Dancer with Stompin, Jasper Harrison, 14, said he appreciated the chance to improvise and play in the large festival crowds.
He was involved in four performances, before he unfortunately tore his hamstring prior to the final day.
However, he wasn’t feeling too glum about his lot.
“They've been very fun,” he said.
“Especially the tableaus, with all the improvising.”
He enjoys the opportunity to improvise, “because of the freedom, that you get with moving with your body.”
“This was my first time doing Mofo, and it’s been a great experience,” he said.
“I hope to be able to do it again.”
For Launceston acting mayor Danny Gibson, the implication of having Mona Foma in Launceston can not be overstated.
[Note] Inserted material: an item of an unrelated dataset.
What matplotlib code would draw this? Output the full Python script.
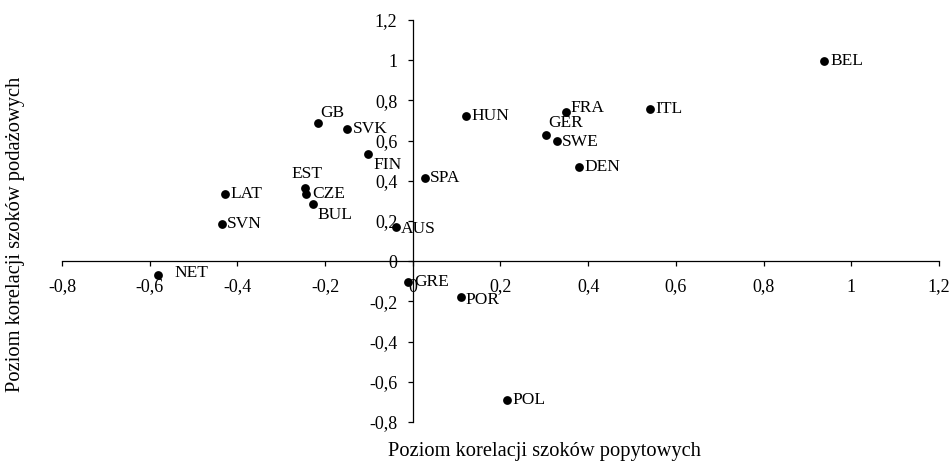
import matplotlib
matplotlib.use("Agg")
import matplotlib.pyplot as plt
from matplotlib.ticker import FuncFormatter

plt.rcParams['font.family'] = ['Liberation Serif', 'DejaVu Serif']

countries = ["BEL", "ITL", "FRA", "HUN", "GER", "SWE", "DEN", "GB", "SVK", "FIN",
             "SPA", "EST", "CZE", "LAT", "BUL", "SVN", "AUS", "NET", "GRE", "POR", "POL"]
demand = [0.939, 0.541, 0.350, 0.121, 0.305, 0.330, 0.380, -0.217, -0.150, -0.102,
          0.027, -0.246, -0.244, -0.429, -0.227, -0.436, -0.039, -0.582, -0.010, 0.110, 0.214]
supply = [0.998, 0.755, 0.742, 0.725, 0.626, 0.598, 0.467, 0.686, 0.656, 0.534,
          0.412, 0.365, 0.334, 0.335, 0.284, 0.184, 0.169, -0.070, -0.103, -0.179, -0.689]

x_ticks = [-0.8, -0.6, -0.4, -0.2, 0, 0.2, 0.4, 0.6, 0.8, 1, 1.2]
y_ticks = [-0.8, -0.6, -0.4, -0.2, 0, 0.2, 0.4, 0.6, 0.8, 1, 1.2]

# label offsets in points (dx, dy, ha, va)
offsets = {
    "GB": (2, 2, 'left', 'bottom'),
    "EST": (-10, 4, 'left', 'bottom'),
    "FIN": (4, -2, 'left', 'top'),
    "BUL": (3, -2, 'left', 'top'),
    "CZE": (5, 0, 'left', 'center'),
    "GER": (1, 3, 'left', 'bottom'),
    "SWE": (3, -1, 'left', 'center'),
    "NET": (12, 2, 'left', 'center'),
    "AUS": (4, -1, 'left', 'center'),
    "POR": (3, -2, 'left', 'center'),
    "FRA": (3, 3, 'left', 'center'),
}

fig = plt.figure(figsize=(9.49, 4.62), dpi=100)
ax = fig.add_axes([0.0653, 0.0866, 0.9241, 0.8700])

ax.scatter(demand, supply, s=40, color='black', zorder=3, linewidths=0)
for c, x, y in zip(countries, demand, supply):
    dx, dy, ha, va = offsets.get(c, (4, 0, 'left', 'center'))
    ax.annotate(c, (x, y), xytext=(dx, dy), textcoords='offset points',
                ha=ha, va=va, fontsize=12.5)

ax.set_xlim(-0.8, 1.2)
ax.set_ylim(-0.8, 1.2)
ax.set_xticks(x_ticks)
ax.set_yticks(y_ticks)
fmt = FuncFormatter(lambda v, p: ('%g' % round(v, 1)).replace('.', ',').replace('\u2212', '-'))
ax.xaxis.set_major_formatter(fmt)
ax.yaxis.set_major_formatter(fmt)

ax.spines['left'].set_position(('data', 0))
ax.spines['bottom'].set_position(('data', 0))
ax.spines['right'].set_visible(False)
ax.spines['top'].set_visible(False)
for s in ('left', 'bottom'):
    ax.spines[s].set_linewidth(0.9)
ax.tick_params(axis='both', direction='out', length=3.5, width=0.9, labelsize=13)
ax.tick_params(axis='x', pad=9)
ax.tick_params(axis='y', pad=7.5)

fig.text(0.574, 0.012, "Poziom korelacji szoków popytowych", ha='center', va='baseline', fontsize=14.8)
fig.text(0.016, 0.4935, "Poziom korelacji szoków podażowych", ha='center', va='center',
         rotation=90, fontsize=14.8)

fig.savefig("out.png", dpi=100)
“Local companies, galleries and artists have engaged in meaningful collaboration and the results are extraordinary - music, dance, visual art and sculpture,” he said.
“It has been awesome.
I think what’s really exciting is how much audience participation we can utilise, in this environment. Here, we’re invited to be experimental.Caitlin Comerford
“QVMAG was again humming as the centrepiece of Mona Foma, while the Gorge installation was stunning and the best marketing campaign you could ever hope for.
“This weekend demonstrates what connected and embraced arts looks like. Launceston’s event offering has been diversified with this amazing, dynamic festival.”
Mona Foma’s funding comes from a range of backers, including the Museum of Old and New Art itself, the state government, and in-kind help from the City of Launceston Council and a variety of other local sources.
But they have indicated that, funding dependent, they intend to stick around for as long as they can.